Why Is a Surety Bond Required?
A community solar subscription management surety bond is a type of performance bond. It provides financial protection for the IPP in the event that an SMC or reseller defaults on their contract or commits some contractual violation that causes financial harm to the IPP. The bond ensures that funds will be available for compensating the injured party.
How Do Community Solar Subscription Management Bonds Work?
There are three parties to the legally binding surety bond contract: The IPP (the “obligee”) requiring the bond, the SMC or reseller (the “principal”) purchasing the bond), and the bond’s guarantor (the “’surety”). The obligee establishes the required bond amount and the requirements pertaining to the principal’s performance. The principal is legally obligated to pay all valid claims against the bond. And the surety investigates all claims and determines whether they are valid. The surety also guarantees the principal’s payment of valid claims by agreeing to extend credit to the principal if necessary.
How Much Do Community Solar Subscription Management Bonds Cost?

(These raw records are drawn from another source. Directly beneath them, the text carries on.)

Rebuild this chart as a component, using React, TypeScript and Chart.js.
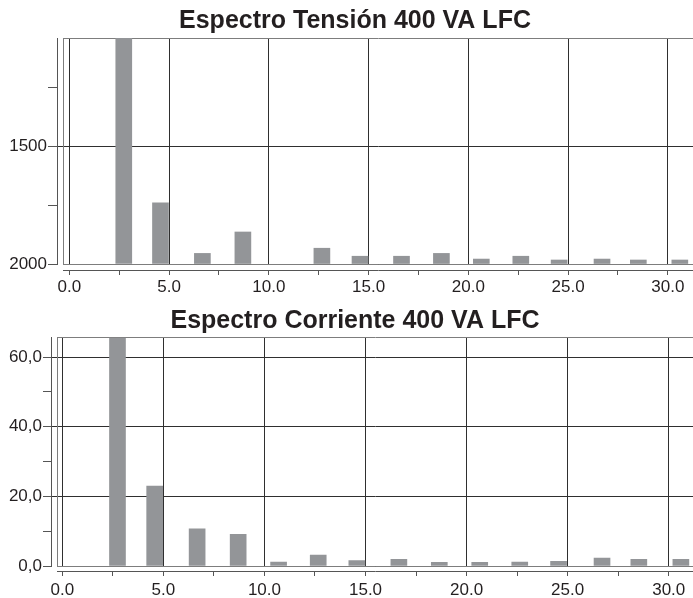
import React, { useEffect, useRef } from "react";
import { Chart, registerables } from "chart.js";

Chart.register(...registerables);

// ---------- data ----------
const harmonicPositions = [2.73, 4.57, 6.67, 8.7, 10.7, 12.66, 14.57, 16.65, 18.65, 20.65, 22.63, 24.55, 26.7, 28.52, 30.6];
const tensionValues: (number | null)[] = [1200, 260, 45, 136, null, 67, 33, 33, 45, 21, 33, 17, 21, 17, 17];
const currentValues: (number | null)[] = [80, 23.0, 10.7, 9.1, 1.15, 3.15, 1.55, 1.9, 1.05, 1.05, 1.15, 1.35, 2.3, 1.9, 1.9];

const xTickValues = [0, 2.5, 5, 7.5, 10, 12.5, 15, 17.5, 20, 22.5, 25, 27.5, 30];
const xTickLabels = ["0.0", "", "5.0", "", "10.0", "", "15.0", "", "20.0", "", "25.0", "", "30.0"];

const tensionYTickValues = [0, 250, 500, 750];
const tensionYTickLabels = ["2000", "", "1500", ""];

const currentYTickValues = [0, 10, 20, 30, 40, 50, 60];
const currentYTickLabels = ["0,0", "", "20,0", "", "40,0", "", "60,0"];

const tensionTitle = "Espectro Tensión 400 VA LFC";
const currentTitle = "Espectro Corriente 400 VA LFC";

// ---------- styles ----------
const FONT = "'Liberation Sans', Arial, Helvetica, sans-serif";
const TEXT = "#231f20";
const GRID = "#2f2f2f";
const AXIS = "#555555";
const PLOT_BORDER = "#7d7d7d";
const BAR = "#939598";
const CLEAR = "rgba(0,0,0,0)";

type Cfg = {
  title: string;
  values: (number | null)[];
  yTicks: number[];
  yLabels: string[];
  yMax: number;
  xMin: number;
  xMax: number;
  yOuter: number;
  yGap: number;
  xOuter: number;
  xGap: number;
  titleTop: number;
  titleBottom: number;
  yTickLen: number;
  xLabelPad: number;
};

function buildConfig(c: Cfg): any {
  const tickFont = { family: FONT, size: 17 };
  const majorY = c.yTicks.filter((v, i) => c.yLabels[i] !== "" && v !== 0);
  return {
    type: "bar",
    data: {
      datasets: [
        {
          data: harmonicPositions.map((x, i) => ({ x, y: c.values[i] })),
          backgroundColor: BAR,
          borderWidth: 0,
          barThickness: 16,
          xAxisID: "x",
          yAxisID: "y",
        },
      ],
    },
    options: {
      animation: false,
      responsive: false,
      maintainAspectRatio: false,
      events: [],
      layout: { padding: { left: 0, right: -17, top: 0, bottom: 0 } },
      plugins: {
        legend: { display: false },
        tooltip: { enabled: false },
        title: {
          display: true,
          text: c.title,
          color: TEXT,
          font: { family: FONT, size: 25, weight: "bold", lineHeight: 1.2 },
          padding: { top: c.titleTop, bottom: c.titleBottom },
        },
      },
      scales: {
        x: {
          type: "linear",
          display: true,
          position: "bottom",
          weight: 5,
          min: c.xMin,
          max: c.xMax,
          bounds: "data",
          offset: false,
          z: 1,
          afterBuildTicks: (s: any) => {
            s.ticks = xTickValues.map((v) => ({ value: v }));
          },
          afterFit: (s: any) => {
            s.height = c.xOuter;
          },
          ticks: {
            autoSkip: false,
            maxRotation: 0,
            minRotation: 0,
            padding: c.xLabelPad,
            color: TEXT,
            font: tickFont,
            callback: (_v: any, i: number) => xTickLabels[i],
          },
          grid: {
            offset: false,
            color: (ctx: any) => (xTickLabels[ctx.index] ? GRID : CLEAR),
            tickColor: AXIS,
            tickLength: 5,
            lineWidth: 1,
          },
          border: { display: true, color: AXIS, width: 1 },
        },
        xPlot: {
          type: "linear",
          display: true,
          position: "bottom",
          weight: 1,
          offset: false,
          z: 1,
          afterFit: (s: any) => {
            s.height = c.xGap;
          },
          ticks: { display: false },
          grid: { display: false, drawTicks: false, offset: false },
          border: { display: true, color: PLOT_BORDER, width: 1 },
        },
        xTop: {
          type: "linear",
          display: true,
          position: "top",
          offset: false,
          z: 1,
          afterFit: (s: any) => {
            s.height = 0;
          },
          ticks: { display: false },
          grid: { display: false, drawTicks: false, offset: false },
          border: { display: true, color: PLOT_BORDER, width: 1 },
        },
        y: {
          type: "linear",
          display: true,
          position: "left",
          weight: 5,
          min: 0,
          max: c.yMax,
          bounds: "data",
          z: 1,
          afterBuildTicks: (s: any) => {
            s.ticks = c.yTicks.map((v) => ({ value: v }));
          },
          afterFit: (s: any) => {
            s.width = c.yOuter;
          },
          ticks: {
            padding: 1,
            color: TEXT,
            font: tickFont,
            callback: (_v: any, i: number) => c.yLabels[i],
          },
          grid: {
            color: (ctx: any) => (c.yLabels[ctx.index] ? GRID : CLEAR),
            tickColor: AXIS,
            tickLength: c.yTickLen,
            lineWidth: 1,
          },
          border: { display: true, color: AXIS, width: 1 },
        },
        yPlot: {
          type: "linear",
          display: true,
          position: "left",
          weight: 1,
          min: 0,
          max: c.yMax,
          bounds: "data",
          z: 1,
          afterBuildTicks: (s: any) => {
            s.ticks = majorY.map((v) => ({ value: v }));
          },
          afterFit: (s: any) => {
            s.width = c.yGap;
          },
          ticks: { display: false },
          grid: {
            drawOnChartArea: false,
            drawTicks: true,
            tickLength: c.yGap,
            tickColor: GRID,
            color: GRID,
          },
          border: { display: true, color: PLOT_BORDER, width: 1 },
        },
      },
    },
  };
}

function SpectrumChart({ cfg, width, height }: { cfg: Cfg; width: number; height: number }) {
  const ref = useRef<HTMLCanvasElement | null>(null);
  useEffect(() => {
    if (!ref.current) return;
    const chart = new Chart(ref.current, buildConfig(cfg));
    return () => chart.destroy();
  }, []);
  return <canvas ref={ref} width={width} height={height} style={{ display: "block", width, height }} />;
}

export default function App() {
  const tensionCfg: Cfg = {
    title: tensionTitle,
    values: tensionValues,
    yTicks: tensionYTickValues,
    yLabels: tensionYTickLabels,
    yMax: 960,
    xMin: -0.316,
    xMax: 31.26,
    yOuter: 57,
    yGap: 6,
    xOuter: 30,
    xGap: 6,
    titleTop: 6,
    titleBottom: 2,
    yTickLen: 9,
    xLabelPad: 2,
  };
  const currentCfg: Cfg = {
    title: currentTitle,
    values: currentValues,
    yTicks: currentYTickValues,
    yLabels: currentYTickLabels,
    yMax: 65.6,
    xMin: -0.262,
    xMax: 31.2,
    yOuter: 51,
    yGap: 6,
    xOuter: 27,
    xGap: 5,
    titleTop: 6.2,
    titleBottom: 1.5,
    yTickLen: 8,
    xLabelPad: 4,
  };
  return (
    <div style={{ position: "fixed", left: 0, top: 0, width: 693, height: 598, background: "#ffffff" }}>
      <SpectrumChart cfg={tensionCfg} width={693} height={300} />
      <SpectrumChart cfg={currentCfg} width={693} height={298} />
    </div>
  );
}
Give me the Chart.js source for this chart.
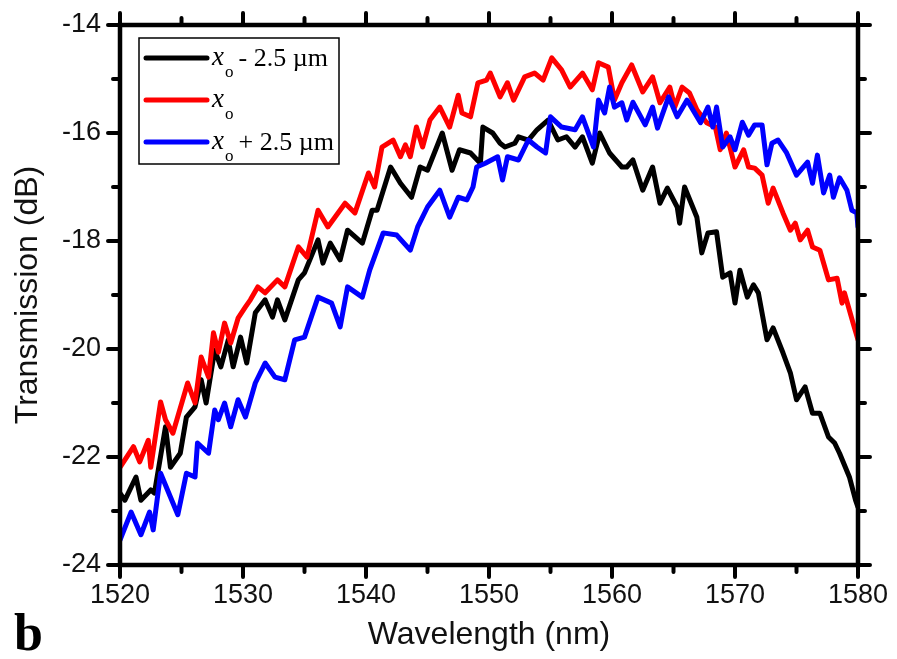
<!DOCTYPE html>
<html>
<head>
<meta charset="UTF-8">
<title>Transmission vs wavelength</title>
<script src="https://cdn.jsdelivr.net/npm/chart.js@4.4.1/dist/chart.umd.min.js"></script>
<style>
  body { margin: 0; background: #fff; }
  #wrap { width: 897px; height: 659px; position: relative; }
</style>
</head>
<body>
<div id="wrap"><canvas id="c"></canvas></div>
<script>
// tick labels
var xTicks = [1520, 1530, 1540, 1550, 1560, 1570, 1580];
var yTicks = [-24, -22, -20, -18, -16, -14];

// x_o - 2.5 um (black)
var wlBlack = [1520.0,1520.4,1521.3,1521.7,1522.5,1522.8,1523.7,1524.1,1524.9,1525.4,
  1526.1,1526.6,1527.0,1527.7,1528.2,1528.8,1529.2,1529.8,1530.3,1531.0,
  1531.8,1532.4,1532.8,1533.4,1534.5,1535.0,1536.1,1536.5,1537.1,1537.9,
  1538.5,1539.7,1540.5,1540.9,1542.0,1542.8,1543.7,1544.4,1545.0,1546.2,
  1547.0,1547.6,1548.5,1549.3,1549.5,1550.3,1550.9,1551.3,1552.1,1552.4,
  1553.2,1553.9,1554.8,1555.6,1556.3,1557.0,1557.6,1558.4,1559.0,1559.8,
  1560.8,1561.2,1561.7,1562.5,1563.3,1563.9,1564.5,1565.3,1565.5,1565.9,
  1566.9,1567.3,1567.8,1568.5,1569.0,1569.6,1570.0,1570.4,1571.0,1571.5,
  1571.9,1572.6,1573.1,1573.9,1574.5,1575.0,1575.7,1576.3,1576.9,1577.6,
  1578.1,1578.5,1579.3,1579.8,1580.0];
var tBlack = [-22.67,-22.80,-22.37,-22.80,-22.61,-22.67,-21.44,-22.19,-21.93,-21.26,
  -21.07,-20.57,-21.0,-20.02,-20.33,-19.83,-20.33,-19.78,-20.26,-19.33,
  -19.09,-19.41,-19.09,-19.46,-18.72,-18.59,-17.98,-18.41,-18.04,-18.35,
  -17.80,-18.04,-17.43,-17.43,-16.63,-16.93,-17.19,-16.63,-16.69,-16.0,
  -16.69,-16.31,-16.37,-16.56,-15.89,-16.0,-16.19,-16.26,-16.19,-16.07,
  -16.13,-15.94,-15.76,-16.13,-16.07,-16.26,-16.07,-16.56,-16.0,-16.37,
  -16.63,-16.63,-16.50,-17.06,-16.63,-17.30,-17.02,-17.37,-17.67,-17.0,
  -17.56,-18.22,-17.85,-17.83,-18.67,-18.59,-19.15,-18.54,-19.04,-18.81,
  -18.96,-19.83,-19.61,-20.07,-20.44,-20.94,-20.70,-21.19,-21.19,-21.63,
  -21.74,-21.93,-22.37,-22.80,-22.93];

// x_o (red)
var wlRed = [1520.0,1521.1,1521.6,1522.3,1522.5,1523.3,1523.7,1524.3,1525.5,1526.1,
  1526.6,1527.2,1527.6,1528.0,1528.5,1529.0,1529.6,1530.2,1530.6,1531.2,
  1531.8,1532.8,1533.4,1534.5,1535.2,1536.1,1536.9,1538.3,1539.1,1540.2,
  1540.7,1541.3,1542.2,1542.8,1543.2,1543.6,1544.1,1544.6,1545.2,1546.0,
  1546.8,1547.5,1547.8,1548.5,1549.1,1549.8,1550.1,1550.9,1551.5,1552.0,
  1552.9,1553.7,1554.4,1555.1,1555.9,1556.6,1557.6,1558.4,1558.9,1559.7,
  1560.2,1560.8,1561.6,1562.5,1563.3,1563.9,1564.7,1565.1,1565.7,1566.3,
  1566.9,1567.7,1568.4,1568.8,1569.3,1570.0,1570.7,1571.1,1571.6,1572.2,
  1572.7,1573.1,1573.9,1574.5,1574.9,1575.3,1575.9,1576.3,1576.9,1577.6,
  1578.3,1578.7,1578.9,1579.6,1580.0];
var tRed = [-22.19,-21.81,-22.09,-21.69,-22.19,-20.98,-21.31,-21.56,-20.63,-21.0,
  -20.15,-20.52,-19.70,-20.06,-19.52,-19.89,-19.43,-19.22,-19.09,-18.85,
  -18.96,-18.72,-18.85,-18.11,-18.30,-17.43,-17.74,-17.30,-17.48,-16.74,
  -17.0,-16.26,-16.13,-16.44,-16.22,-16.44,-15.89,-16.26,-15.76,-15.52,
  -15.89,-15.30,-15.63,-15.70,-15.07,-15.02,-14.89,-15.33,-15.07,-15.39,
  -14.96,-14.89,-15.02,-14.61,-14.83,-15.15,-14.89,-15.20,-14.70,-14.78,
  -15.39,-15.07,-14.74,-15.24,-14.96,-15.44,-15.15,-15.52,-15.15,-15.26,
  -15.57,-15.81,-15.89,-16.31,-16.0,-16.63,-16.31,-16.63,-16.65,-16.78,
  -17.30,-17.02,-17.48,-17.80,-17.67,-17.98,-17.80,-18.11,-18.17,-18.72,
  -18.69,-19.15,-18.96,-19.52,-19.83];

// x_o + 2.5 um (blue)
var wlBlue = [1520.0,1520.9,1521.7,1522.4,1522.7,1523.3,1524.1,1524.7,1525.4,1526.1,
  1526.3,1527.2,1527.7,1528.0,1528.5,1529.0,1529.6,1530.2,1531.0,1531.8,
  1532.6,1533.4,1534.2,1535.0,1536.1,1537.2,1537.9,1538.5,1539.7,1540.3,
  1541.4,1542.5,1543.6,1544.2,1545.0,1546.0,1546.8,1547.5,1548.2,1548.7,
  1549.0,1549.7,1550.7,1551.1,1551.5,1552.4,1553.2,1553.9,1554.6,1555.0,
  1555.9,1557.0,1557.6,1558.5,1558.9,1559.4,1559.8,1560.2,1560.8,1561.2,
  1561.7,1562.7,1563.3,1563.7,1564.6,1565.3,1566.1,1567.2,1567.8,1568.2,
  1568.5,1569.0,1569.6,1570.0,1570.6,1571.1,1571.6,1572.2,1572.6,1573.0,
  1573.5,1574.2,1575.0,1575.9,1576.3,1576.7,1577.2,1577.7,1578.0,1578.5,
  1579.1,1579.5,1579.9,1580.0];
var tBlue = [-23.54,-23.02,-23.44,-23.02,-23.35,-22.30,-22.74,-23.07,-22.30,-22.37,
  -21.74,-21.93,-21.13,-21.31,-21.0,-21.44,-20.94,-21.26,-20.63,-20.26,
  -20.52,-20.57,-19.83,-19.78,-19.04,-19.15,-19.59,-18.85,-19.04,-18.54,
  -17.85,-17.89,-18.17,-17.74,-17.37,-17.06,-17.56,-17.19,-17.24,-17.0,
  -16.63,-16.56,-16.44,-16.87,-16.44,-16.50,-16.13,-16.26,-16.37,-15.70,
  -15.89,-15.94,-15.70,-16.26,-15.39,-15.63,-15.15,-15.52,-15.44,-15.76,
  -15.43,-15.85,-15.52,-15.91,-15.33,-15.70,-15.39,-15.81,-15.52,-15.89,
  -15.52,-16.26,-16.07,-16.31,-15.80,-16.04,-15.85,-15.85,-16.59,-16.19,
  -16.13,-16.37,-16.78,-16.54,-16.93,-16.41,-17.11,-16.78,-17.19,-16.83,
  -17.06,-17.43,-17.48,-17.74];

function pts(xs, ys) {
  var out = [];
  for (var i = 0; i < xs.length; i++) out.push({ x: xs[i], y: ys[i] });
  return out;
}

var legendItems = [
  { color: '#000000', rest: ' - 2.5 \u00b5m' },
  { color: '#ff0000', rest: '' },
  { color: '#0000ff', rest: ' + 2.5 \u00b5m' }
];

// frame, ticks on all four sides, legend and panel letter
var framePlugin = {
  id: 'frame',
  afterDraw: function(chart) {
    var ctx = chart.ctx, a = chart.chartArea;
    var xs = chart.scales.x, ys = chart.scales.y;
    ctx.save();
    ctx.strokeStyle = '#000';
    ctx.lineWidth = 4;
    ctx.lineCap = 'round';
    for (var v = 1520; v <= 1580; v += 5) {
      var px = xs.getPixelForValue(v);
      var len = (v % 10 === 0) ? 12 : 7;
      ctx.beginPath();
      ctx.moveTo(px, a.bottom); ctx.lineTo(px, a.bottom + len);
      ctx.moveTo(px, a.top); ctx.lineTo(px, a.top - len);
      ctx.stroke();
    }
    for (var w = -24; w <= -14; w += 1) {
      var py = ys.getPixelForValue(w);
      var l2 = (w % 2 === 0) ? 12 : 7;
      ctx.beginPath();
      ctx.moveTo(a.left, py); ctx.lineTo(a.left - l2, py);
      ctx.moveTo(a.right, py); ctx.lineTo(a.right + l2, py);
      ctx.stroke();
    }
    ctx.lineCap = 'butt';
    ctx.lineWidth = 4.5;
    ctx.strokeRect(a.left, a.top, a.right - a.left, a.bottom - a.top);

    // legend
    var bx = 139, by = 38, bw = 200, bh = 126;
    ctx.fillStyle = '#fff';
    ctx.fillRect(bx, by, bw, bh);
    ctx.lineWidth = 1.5;
    ctx.strokeRect(bx, by, bw, bh);
    legendItems.forEach(function(it, i) {
      var yy = 58 + i * 42;
      ctx.strokeStyle = it.color;
      ctx.lineWidth = 5;
      ctx.lineCap = 'round';
      ctx.beginPath();
      ctx.moveTo(146, yy); ctx.lineTo(207, yy);
      ctx.stroke();
      ctx.fillStyle = '#000';
      ctx.textBaseline = 'alphabetic';
      ctx.textAlign = 'left';
      ctx.font = 'italic 27px "Liberation Serif"';
      ctx.fillText('x', 212, yy + 7);
      ctx.font = '17px "Liberation Serif"';
      ctx.fillText('o', 225, yy + 19);
      if (it.rest) {
        ctx.font = '26px "Liberation Serif"';
        ctx.fillText(it.rest, 232, yy + 8);
      }
    });

    ctx.fillStyle = '#000';
    ctx.font = 'bold 52px "Liberation Serif"';
    ctx.fillText('b', 14, 650);
    ctx.restore();
  }
};

var tickFont = { family: 'Liberation Sans', size: 27 };
var titleFont = { family: 'Liberation Sans', size: 32 };

function noPad(s) {
  s.paddingTop = 0; s.paddingBottom = 0; s.paddingLeft = 0; s.paddingRight = 0;
}

new Chart(document.getElementById('c'), {
  type: 'line',
  data: {
    datasets: [
      { label: 'xo + 2.5 um', data: pts(wlBlue, tBlue), borderColor: '#0000ff', order: 0 },
      { label: 'xo', data: pts(wlRed, tRed), borderColor: '#ff0000', order: 1 },
      { label: 'xo - 2.5 um', data: pts(wlBlack, tBlack), borderColor: '#000000', order: 2 }
    ]
  },
  options: {
    responsive: true,
    maintainAspectRatio: false,
    animation: false,
    parsing: false,
    elements: {
      line: { borderWidth: 5, tension: 0, borderJoinStyle: 'round', borderCapStyle: 'round' },
      point: { radius: 0 }
    },
    layout: { padding: { left: 0, top: 25, right: 39, bottom: 0 } },
    plugins: { legend: { display: false }, tooltip: { enabled: false } },
    scales: {
      x: {
        type: 'linear', min: 1520, max: 1580,
        afterBuildTicks: function(s) { s.ticks = xTicks.map(function(v) { return { value: v }; }); },
        afterFit: function(s) { s.height = 94; noPad(s); },
        grid: { display: false, drawTicks: false },
        border: { display: false },
        ticks: { font: tickFont, color: '#111', padding: 14, maxRotation: 0,
                 callback: function(v) { return String(v); } },
        title: { display: true, text: 'Wavelength (nm)', font: titleFont, color: '#111', padding: { top: 0, bottom: 5 } }
      },
      y: {
        type: 'linear', min: -24, max: -14,
        afterBuildTicks: function(s) { s.ticks = yTicks.map(function(v) { return { value: v }; }); },
        afterFit: function(s) { s.width = 120; noPad(s); },
        grid: { display: false, drawTicks: false },
        border: { display: false },
        ticks: { font: tickFont, color: '#111', padding: 19,
                 callback: function(v) { return String(v); } },
        title: { display: true, text: 'Transmission (dB)', font: titleFont, color: '#111', padding: { top: 9, bottom: 0 } }
      }
    }
  },
  plugins: [framePlugin]
});
</script>
</body>
</html>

Community solar subscription management bonds are subject to underwriting to assess the likelihood of claims and the risk the surety will be assuming in agreeing to extend credit to the principal for the purpose of paying valid claims. The underwriters will look at such factors as the principal’s corporate finances, industry experience, prior claims history, and overall credit history. The more financially responsible the principal is, the lower the risk of the surety having a loss for advancing the funds to pay a valid claim. The lower the risk, the lower the premium rate and easier of an approval process.